Collapses of big bitcoin exchanges can also damage the price of the currency. The Mt. Gox exchange was handling over 70% of all bitcoin transactions at the start of 2014, but it quickly fell into bankruptcy alongside reports that hundreds of thousands of bitcoins transferred on Mt. Gox had gone missing. In just over a month this saw the price of bitcoin drop by 36%.

There were similar experiences when South Korean cryptocurrency exchange Yapian Youbit was hacked and lost 17% of its cryptocurrency, ultimately forcing the exchange to file for bankruptcy.


Hacks that are not specifically targeted towards cryptocurrency exchanges have also been known to affect the price of bitcoin. The 2014 Heartbleed bug that targeted vulnerabilities in OpenSSL, software designed to allow secure communication over a network, saw bitcoin prices plummet by 10% in a single month.


It is evident that the price of bitcoin can be severely affected by news articles and events, causing it to drop greatly in value in a short amount of time. However, in bitcoin’s relatively short existence it has continued to bounce back multiple times.

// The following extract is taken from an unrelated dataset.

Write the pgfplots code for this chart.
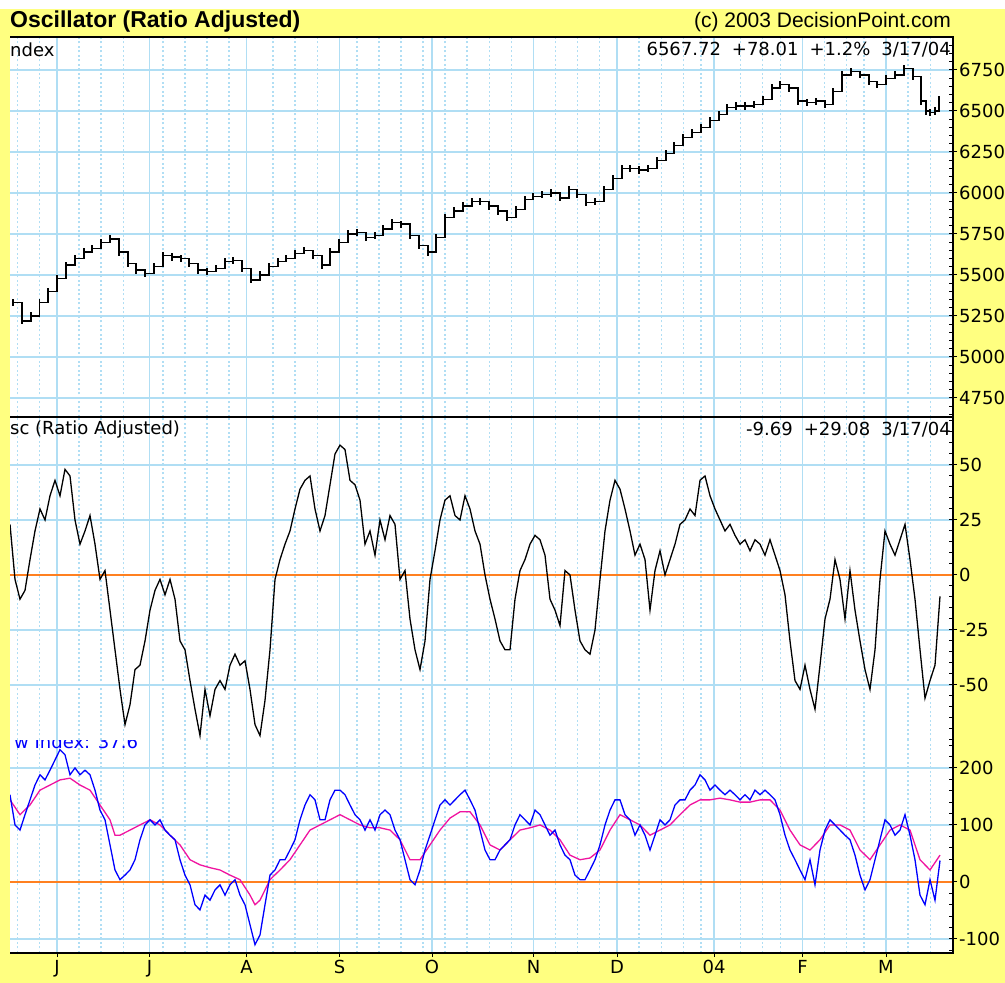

Anyone who invested in bitcoin early on will now have a sizeable worth, providing they are able to exchange it before the price drops. And if history tells us anything, it is that the price of bitcoin will drop again, and it may recover too. But how long will this cycle continue before bitcoin either becomes a mainstream currency, or before it disappears altogether? That is the million-dollar question.